The financial-economic axis: the left represents a consumption-driven society with (high) profit margins and eternal growth objectives. In this linear thinking, a product is no longer the responsibility of the producer once it is sold. To the right of the axis we see the thinking in terms of “use”. It is not that making a profit isn’t an option on the right side of the axis, but it requires a different kind of business model. I’m thinking of Tim Jackson’s Prosperity without Growth, in which he argues that the current model of financial success has fundamental flaws.

Last but not least, the process axis: the thinking on the left is all about “me, me, me”, and on the right it’s about “we.” Like many circular projects demonstrate, collaboration with partners is a requirement for the success of the project. This idea is by no means new; in 1776 Adam Smith wrote about the benefits of the division of labor. Yet it is true that in our profit-driven society we have a tendency to want it all to ourselves, putting businesses in a competitive stance in relation to their supply chain partners, with a “me versus you” attitude. But at the crux of circular projects lie system optimization and innovation – so businesses should look to their supply chain partners for the best solution.
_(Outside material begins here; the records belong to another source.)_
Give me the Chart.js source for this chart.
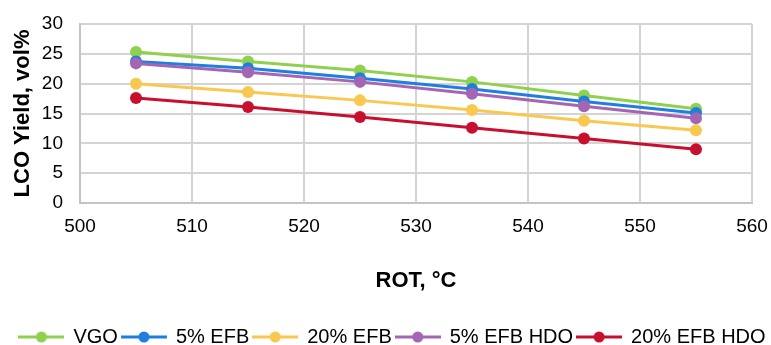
<!DOCTYPE html>
<html>
<head>
<meta charset="utf-8">
<script src="https://cdn.jsdelivr.net/npm/chart.js@4/dist/chart.umd.min.js"></script>
<style>
  html,body{margin:0;padding:0;background:#fff;}
  #wrap{width:771px;height:345px;}
</style>
</head>
<body>
<div id="wrap"><canvas id="c" width="771" height="345"></canvas></div>
<script>
// ROT (°C) vs LCO yield (vol%)
const rot = [505, 515, 525, 535, 545, 555];
const vgo      = [25.3, 23.7, 22.2, 20.3, 18.0, 15.8];
const efb5     = [23.7, 22.6, 20.9, 19.1, 17.0, 15.1];
const efb20    = [20.0, 18.6, 17.2, 15.6, 13.8, 12.2];
const efb5hdo  = [23.4, 21.9, 20.3, 18.3, 16.2, 14.2];
const efb20hdo = [17.6, 16.1, 14.4, 12.6, 10.8, 9.0];
const names  = ['VGO', '5% EFB', '20% EFB', '5% EFB HDO', '20% EFB HDO'];
const series = [vgo, efb5, efb20, efb5hdo, efb20hdo];
const colors = ['#8fd14f', '#1f7fe0', '#f8c850', '#a565b5', '#c8102e'];

const FONT = 'Liberation Sans, Arial, sans-serif';

// legend swatch: line with a dot in the middle
function swatch(col){
  const cv = document.createElement('canvas');
  cv.width = 46; cv.height = 14;
  const g = cv.getContext('2d');
  g.strokeStyle = col; g.lineWidth = 3;
  g.beginPath(); g.moveTo(0,7); g.lineTo(46,7); g.stroke();
  g.fillStyle = col;
  g.beginPath(); g.arc(23,7,5.5,0,Math.PI*2); g.fill();
  return cv;
}

const datasets = series.map((s,i)=>({
  label: names[i],
  data: rot.map((x,j)=>({x:x, y:s[j]})),
  borderColor: colors[i],
  backgroundColor: colors[i],
  borderWidth: 3,
  pointRadius: 6,
  pointHoverRadius: 6,
  pointBorderWidth: 0,
  pointStyle: 'circle',
  order: names.length - i
}));

new Chart(document.getElementById('c'), {
  type: 'line',
  data: { datasets },
  options: {
    responsive: false,
    animation: false,
    layout: { padding: { left: 8, right: -6, top: 0, bottom: -12 } },
    plugins: {
      tooltip: { enabled: false },
      legend: {
        position: 'bottom',
        labels: {
          usePointStyle: true,
          pointStyleWidth: 44,
          padding: 4,
          color: '#000',
          font: { family: FONT, size: 20 },
          generateLabels: ()=> names.map((n,i)=>({
            text: n, datasetIndex: i, pointStyle: swatch(colors[i]),
            fillStyle: colors[i], strokeStyle: colors[i], lineWidth: 0, hidden: false
          }))
        }
      }
    },
    scales: {
      x: {
        type: 'linear', min: 500, max: 560,
        afterFit: (s)=>{ s.height = 120; s.paddingLeft = 0; s.paddingRight = 19; },
        ticks: { stepSize: 10, autoSkip: false, color: '#000', font: { family: FONT, size: 19 }, padding: 12 },
        grid: { color: '#d4d4d4', lineWidth: 2, drawTicks: false },
        border: { color: '#c4c4c4', width: 2 },
        title: { display: true, text: 'ROT, °C', color: '#000', font: { family: FONT, size: 22, weight: 'bold' }, padding: { top: 30, bottom: 29 } }
      },
      y: {
        min: 0, max: 30,
        afterFit: (s)=>{ s.width = 72; s.paddingTop = 24; s.paddingBottom = 0; },
        ticks: { stepSize: 5, autoSkip: false, color: '#000', font: { family: FONT, size: 19 }, padding: 17 },
        grid: { color: '#d4d4d4', lineWidth: 2, drawTicks: false },
        border: { color: '#c4c4c4', width: 2 },
        title: { display: true, text: 'LCO Yield, vol%', color: '#000', font: { family: FONT, size: 22, weight: 'bold' }, padding: { top: 2, bottom: 4 } }
      }
    }
  }
});
</script>
</body>
</html>
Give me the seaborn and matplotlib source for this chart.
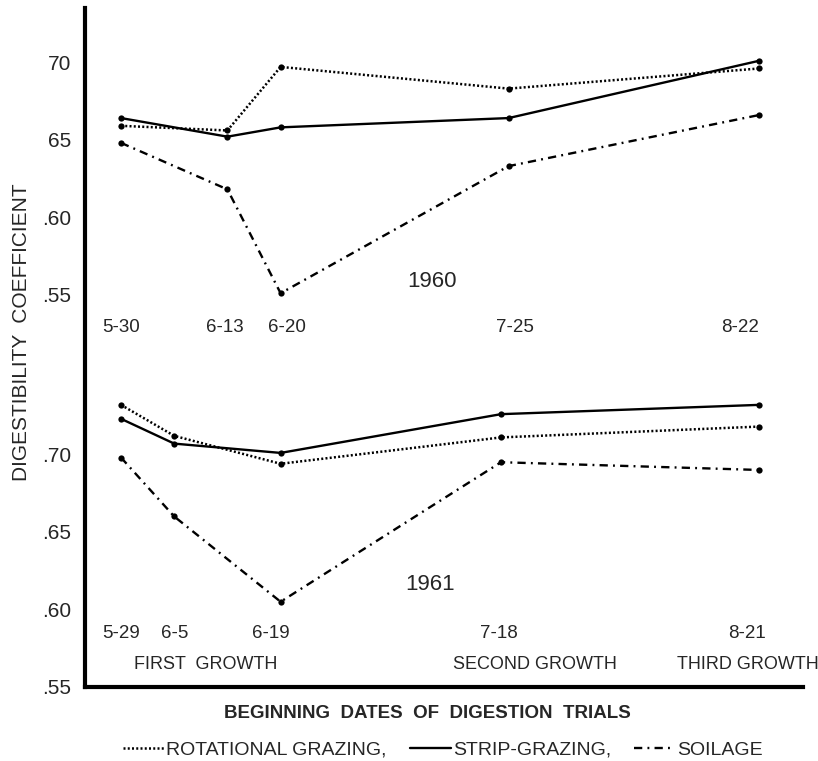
import numpy as np
import pandas as pd
import matplotlib.pyplot as plt
import seaborn as sns
from matplotlib.lines import Line2D

sns.set_style("white")
plt.rcParams['font.family'] = ['Liberation Sans', 'DejaVu Sans']

# --- data ---
treatments = ["Rotational grazing", "Strip-grazing", "Soilage"]

dates_1960 = ["5-30", "6-13", "6-20", "7-25", "8-22"]
day_1960 = [0, 14, 21, 51, 84]          # plotted position, days after first trial
rot_1960 = [0.659, 0.656, 0.697, 0.683, 0.696]
strip_1960 = [0.664, 0.652, 0.658, 0.664, 0.701]
soil_1960 = [0.648, 0.618, 0.551, 0.633, 0.666]

dates_1961 = ["5-29", "6-5", "6-19", "7-18", "8-21"]
day_1961 = [0, 7, 21, 50, 84]
rot_1961 = [0.732, 0.712, 0.694, 0.711, 0.718]
strip_1961 = [0.723, 0.707, 0.701, 0.726, 0.732]
soil_1961 = [0.698, 0.660, 0.605, 0.695, 0.690]

growth_labels = ["FIRST  GROWTH", "SECOND GROWTH", "THIRD GROWTH"]

# the 1960 panel is stacked above the 1961 one on the same axis
offset = {1960: 0.253, 1961: 0.0}

rows = []
for year, days, series in [(1960, day_1960, [rot_1960, strip_1960, soil_1960]),
                           (1961, day_1961, [rot_1961, strip_1961, soil_1961])]:
    for trt, vals in zip(treatments, series):
        for d, v in zip(days, vals):
            rows.append({"year": year, "treatment": trt, "day": d, "value": v})
df = pd.DataFrame(rows)
df["plot_y"] = df["value"] + df["year"].map(offset)

styles = {
    "Rotational grazing": (0, (0.8, 0.9)),
    "Strip-grazing": "-",
    "Soilage": (0, (3.5, 2.2, 0.8, 2.2)),
}
widths = {"Rotational grazing": 1.8, "Strip-grazing": 1.7, "Soilage": 1.7}

fig = plt.figure(figsize=(8.18, 7.61), dpi=100)
ax = fig.add_axes([85 / 818, 1 - 687 / 761, (803 - 85) / 818, (687 - 8) / 761])

for (year, trt), sub in df.groupby(["year", "treatment"]):
    sns.lineplot(data=sub, x="day", y="plot_y", color="black", lw=widths[trt],
                 linestyle=styles[trt], marker="o", ms=4.5, mew=0,
                 estimator=None, sort=False, ax=ax)

ax.set_xlim(-4.74, 89.74)
ax.set_ylim(0.55, 0.988)
ax.set_xticks([])
ticks_y = [0.55, 0.60, 0.65, 0.70, 0.55 + 0.253, 0.60 + 0.253, 0.65 + 0.253, 0.70 + 0.253]
ax.set_yticks(ticks_y)
ax.set_yticklabels([".55", ".60", ".65", ".70", ".55", ".60", "65", "70"], fontsize=15)
ax.tick_params(axis="y", length=0, pad=10)
ax.set_xlabel("")
ax.set_ylabel("")
sns.despine(ax=ax)
for s in ["left", "bottom"]:
    ax.spines[s].set_linewidth(3)
    ax.spines[s].set_color("black")

# date labels
nudge_1960 = [0, -0.4, 0.8, 0.8, -2.6]
nudge_1961 = [0, 0.1, -1.3, -0.3, -1.6]
for lab, d, n in zip(dates_1960, day_1960, nudge_1960):
    ax.text(d + n, 0.7816, lab, ha="center", va="center", fontsize=13.5)
for lab, d, n in zip(dates_1961, day_1961, nudge_1961):
    ax.text(d + n, 0.5848, lab, ha="center", va="center", fontsize=13.5)

for lab, x in zip(growth_labels, [11.2, 54.5, 82.5]):
    ax.text(x, 0.5642, lab, ha="center", va="center", fontsize=13, clip_on=False)

ax.text(40.9, 0.8113, "1960", ha="center", va="center", fontsize=16)
ax.text(40.7, 0.6158, "1961", ha="center", va="center", fontsize=16)

fig.text(22 / 818, 1 - 332 / 761, "DIGESTIBILITY  COEFFICIENT", rotation=90,
         ha="center", va="center", fontsize=15)
fig.text(427 / 818, 1 - 714 / 761, "BEGINNING  DATES  OF  DIGESTION  TRIALS",
         ha="center", va="center", fontsize=13.5, fontweight="bold")

handles = [Line2D([], [], color="black", lw=widths[t], linestyle=styles[t]) for t in treatments]
labels = ["ROTATIONAL GRAZING,", "STRIP-GRAZING,", "SOILAGE"]
fig.legend(handles, labels, loc="center", bbox_to_anchor=(443 / 818, 11 / 761),
           ncol=3, frameon=False, handlelength=2.1, handletextpad=0.1,
           columnspacing=1.2, prop={"size": 14})

fig.savefig("out.png", dpi=100)
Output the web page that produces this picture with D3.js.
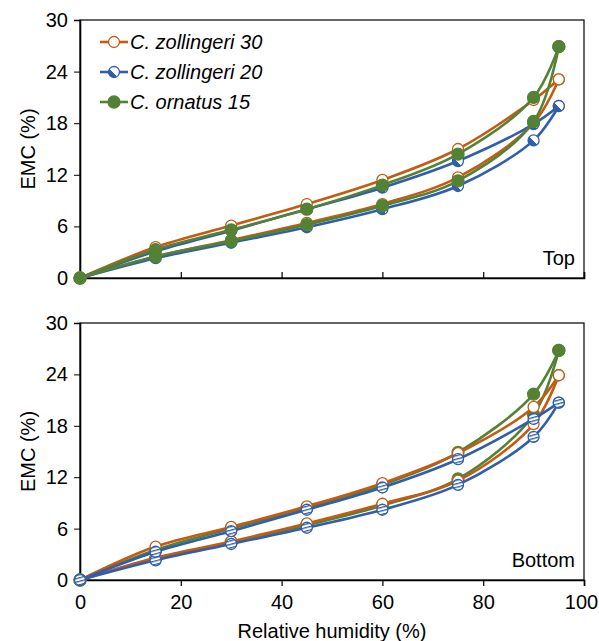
<!DOCTYPE html>
<html>
<head>
<meta charset="utf-8">
<script src="https://cdn.jsdelivr.net/npm/d3@7"></script>
<style>
  body { margin: 0; background: #fff; }
  text { font-family: "Liberation Sans", Arial, sans-serif; fill: #000; }
</style>
</head>
<body>
<div id="chart"></div>
<script>
// humedad relativa (%)
const rh = [0, 15, 30, 45, 60, 75, 90, 95];
const xTicks = [0, 20, 40, 60, 80, 100];
const yTicks = [0, 6, 12, 18, 24, 30];
const seriesNames = ["C. zollingeri 30", "C. zollingeri 20", "C. ornatus 15"];

// Panel superior (Top): adsorcion y desorcion
const topZol30Ads = [0, 2.5, 4.4, 6.4, 8.6, 11.7, 18.0, 23.1];
const topZol30Des = [0, 3.6, 6.1, 8.6, 11.4, 15.0, 20.7, 23.1];
const topZol20Ads = [0, 2.3, 4.1, 5.9, 8.0, 10.7, 16.0, 20.0];
const topZol20Des = [0, 3.1, 5.5, 8.0, 10.5, 13.6, 17.9, 20.0];
const topOrn15Ads = [0, 2.5, 4.3, 6.2, 8.4, 11.3, 18.2, 26.9];
const topOrn15Des = [0, 3.3, 5.6, 8.0, 10.8, 14.4, 21.0, 26.9];

// Panel inferior (Bottom)
const botZol30Ads = [0, 2.6, 4.5, 6.6, 8.9, 11.6, 18.2, 23.9];
const botZol30Des = [0, 3.9, 6.2, 8.6, 11.3, 14.8, 20.2, 23.9];
const botZol20Ads = [0, 2.3, 4.2, 6.1, 8.2, 11.1, 16.7, 20.7];
const botZol20Des = [0, 3.3, 5.7, 8.2, 10.8, 14.1, 18.8, 20.7];
const botOrn15Ads = [0, 2.5, 4.4, 6.4, 8.7, 11.8, 19.3, 26.8];
const botOrn15Des = [0, 3.5, 6.0, 8.4, 11.1, 14.9, 21.7, 26.8];

const width = 599, height = 641;
const orange = "#C55A11", blue = "#2F5EAD", green = "#548235";
const fontSize = "20px";

const svg = d3.select("#chart").append("svg")
  .attr("width", width).attr("height", height);

const defs = svg.append("defs");
// marcador medio relleno (panel superior)
const grad = defs.append("linearGradient").attr("id", "half")
  .attr("x1", 0).attr("y1", 1).attr("x2", 1).attr("y2", 0);
grad.append("stop").attr("offset", "45%").attr("stop-color", blue);
grad.append("stop").attr("offset", "45%").attr("stop-color", "#fff");
// marcador rayado (panel inferior)
const pat = defs.append("pattern").attr("id", "stripes")
  .attr("patternUnits", "userSpaceOnUse").attr("width", 4).attr("height", 3.4)
  .attr("patternTransform", "rotate(-15)");
pat.append("rect").attr("width", 4).attr("height", 3.4).attr("fill", "#fff");
pat.append("rect").attr("width", 4).attr("height", 1.3).attr("fill", blue);

const x = d3.scaleLinear().domain([0, 100]).range([80, 584]);
const yTop = d3.scaleLinear().domain([0, 30]).range([278, 20]);
const yBot = d3.scaleLinear().domain([0, 30]).range([580, 323]);

const line = (y) => d3.line()
  .x((d) => x(d[0])).y((d) => y(d[1]))
  .curve(d3.curveCatmullRom.alpha(0.5));

function drawPanel(y, series, label, tickDir, showXLabels) {
  const g = svg.append("g");
  // marco
  g.append("rect")
    .attr("x", x(0)).attr("y", y(30))
    .attr("width", x(100) - x(0)).attr("height", y(0) - y(30))
    .attr("fill", "none").attr("stroke", "#000").attr("stroke-width", 1.2);

  // eje Y
  const ya = g.append("g").attr("transform", `translate(${x(0)},0)`)
    .call(d3.axisLeft(y).tickValues(yTicks).tickSize(6).tickPadding(6));
  ya.select(".domain").attr("stroke-width", 1.6);
  ya.selectAll("text").style("font-size", fontSize)
    .style("font-family", "'Liberation Sans', Arial, sans-serif");

  // eje X
  const xAxis = (tickDir > 0 ? d3.axisBottom(x) : d3.axisTop(x))
    .tickValues(xTicks).tickSize(6).tickPadding(8);
  const xa = g.append("g").attr("transform", `translate(0,${y(0)})`).call(xAxis);
  xa.select(".domain").attr("stroke-width", 1.6);
  xa.selectAll(".tick line").attr("stroke-width", 1.2);
  xa.selectAll("text").style("font-size", fontSize)
    .style("font-family", "'Liberation Sans', Arial, sans-serif");
  if (!showXLabels) xa.selectAll("text").remove();
  else {
    xa.selectAll("text").attr("y", 15);
    // el "100" queda pegado al borde derecho
    xa.selectAll(".tick text").filter((d) => d === 100).attr("dx", -3);
  }

  // titulo eje Y
  g.append("text")
    .attr("transform", `translate(35,${(y(0) + y(30)) / 2}) rotate(-90)`)
    .attr("text-anchor", "middle").style("font-size", fontSize).text("EMC (%)");

  // etiqueta del panel
  g.append("text").attr("x", x(100) - 9).attr("y", y(0) - 13)
    .attr("text-anchor", "end").style("font-size", fontSize).text(label);

  // curvas y marcadores
  series.forEach((s) => {
    [s.ads, s.des].forEach((vals) => {
      const pts = rh.map((r, i) => [r, vals[i]]);
      g.append("path").datum(pts)
        .attr("d", line(y))
        .attr("fill", "none").attr("stroke", s.color).attr("stroke-width", 2.6);
      g.selectAll(null).data(pts).join("circle")
        .attr("cx", (d) => x(d[0])).attr("cy", (d) => y(d[1]))
        .attr("r", s.r).attr("fill", s.fill)
        .attr("stroke", s.color).attr("stroke-width", 1.3);
    });
  });
}

drawPanel(yTop, [
  { ads: topZol30Ads, des: topZol30Des, color: orange, fill: "#fff", r: 5.5 },
  { ads: topZol20Ads, des: topZol20Des, color: blue, fill: "url(#half)", r: 5.5 },
  { ads: topOrn15Ads, des: topOrn15Des, color: green, fill: green, r: 6 }
], "Top", -1, false);

drawPanel(yBot, [
  { ads: botOrn15Ads, des: botOrn15Des, color: green, fill: green, r: 6 },
  { ads: botZol30Ads, des: botZol30Des, color: orange, fill: "#fff", r: 5.5 },
  { ads: botZol20Ads, des: botZol20Des, color: blue, fill: "url(#stripes)", r: 5.5 }
], "Bottom", 1, true);

// titulo eje X
svg.append("text").attr("x", (x(0) + x(100)) / 2).attr("y", 638)
  .attr("text-anchor", "middle").style("font-size", fontSize)
  .text("Relative humidity (%)");

// leyenda
const legendItems = [
  { name: seriesNames[0], color: orange, fill: "#fff", r: 5.5 },
  { name: seriesNames[1], color: blue, fill: "url(#half)", r: 5.5 },
  { name: seriesNames[2], color: green, fill: green, r: 6 }
];
const leg = svg.append("g").selectAll("g").data(legendItems).join("g")
  .attr("transform", (d, i) => `translate(100,${42 + i * 30})`);
leg.append("line").attr("x1", 0).attr("x2", 28)
  .attr("stroke", (d) => d.color).attr("stroke-width", 2.6);
leg.append("circle").attr("cx", 14).attr("r", (d) => d.r)
  .attr("fill", (d) => d.fill).attr("stroke", (d) => d.color).attr("stroke-width", 1.3);
leg.append("text").attr("x", 30).attr("y", 7)
  .style("font-size", fontSize).style("font-style", "italic")
  .text((d) => d.name);
</script>
</body>
</html>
In my moral impulse to renew the notion of “circular”, here is my proposal: shall we agree that we only call something circular when there is innovation in all three axes? And with that, I don’t want to discourage all other sustainability initiatives – on the contrary, I want to encourage them – but we also need something to strive for.

Take the Interface initiative Net-Works: technological innovation in which old fishing nets are used as raw material for carpets; financial innovation because profits are given to the local communities that collect the nets; and process innovation because the initiative focuses on strengthening partnerships (including Interface, ZSL, Aquafil). For me, this initiative is a prime example of the “circular economy”, which can be proudly labeled “circular” in my opinion.

My call is to focus on the real notion of “circular” – it would be such a shame if this concept became just the next sustainability word that is a casualty of the traditional thinkers.